Warburton started the 2010-11 season in the northern hemisphere as Martyn Williams’s understudy with the Cardiff Blues and Wales. He ended it as Wales captain. Warburton has been linked with the national captaincy almost as long as he’s been tipped as Williams’s successor in the No 7 jersey, but few would have predicted he’d be leading his country at the age of just 22, against the Barbarians in Cardiff at the start of June. Then again, few have had as big an impact on Welsh rugby over the past 12 months than the Welsh Rugby Writers’ Association Player of the Year. So much so, in fact, that he will be the key man in Warren Gatland’s World Cup squad.
Warburton, you see, has the ideal combination of style and substance for a modern-day openside flanker. He has the requisite skills at the breakdown – at least slowing the ball down if not snaffling it – and is solid in defence too, but he is also a strong ball-carrier, has decent hands and knows how to pick a good line, as he showed when supporting James Hook to score under the posts against Italy during this year’s Six Nations.
To fully appreciate Warburton’s talents, perhaps it’s best to ask those who play alongside him. Williams has been something of a mentor as well as a rival throughout Warburton’s career and he is fulsome in his praise.

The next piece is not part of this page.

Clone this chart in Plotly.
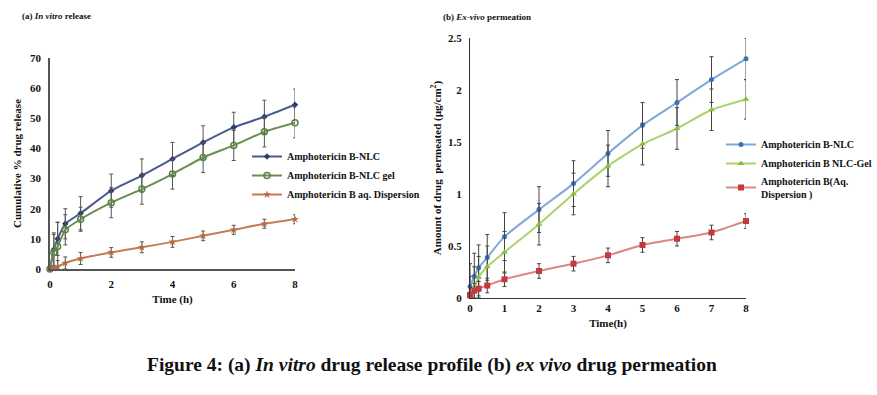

‘He’s a great athlete and such a strong, physical bloke,’ says Williams. ‘But it’s the top two inches with Sam too. On and off the field he’s a model professional and he works harder than anybody. He analyses the game really well and always wants to improve. He keeps his feet on the ground and he’s going to be a huge star – a Lion a number of times.
‘Defensively he’s an animal, he can carry and there are no real weaknesses to his game. It’s quite frightening to think he’s just learning the game and how good he is.’
During the Six Nations, Warburton and Dan Lydiate formed a potent partnership as Wales’ two flanks, developing a strong understanding of each other’s game so that they could work in tandem in defence and attack – troubling opponents in both facets. Lydiate, of the Newport Gwent Dragons, is in no doubt about his team-mate’s greatest strength, saying:
‘Sam’s nickname is Count Jackula for his jackling ability [where the tackler gets back to his feet and wins the ball]. He’s good in the contact area. That’s every No 7’s thing – the breakdown. If we come up against him at regional level, he’s a man to target as he slows down a lot of ball and I expect international teams do the same.’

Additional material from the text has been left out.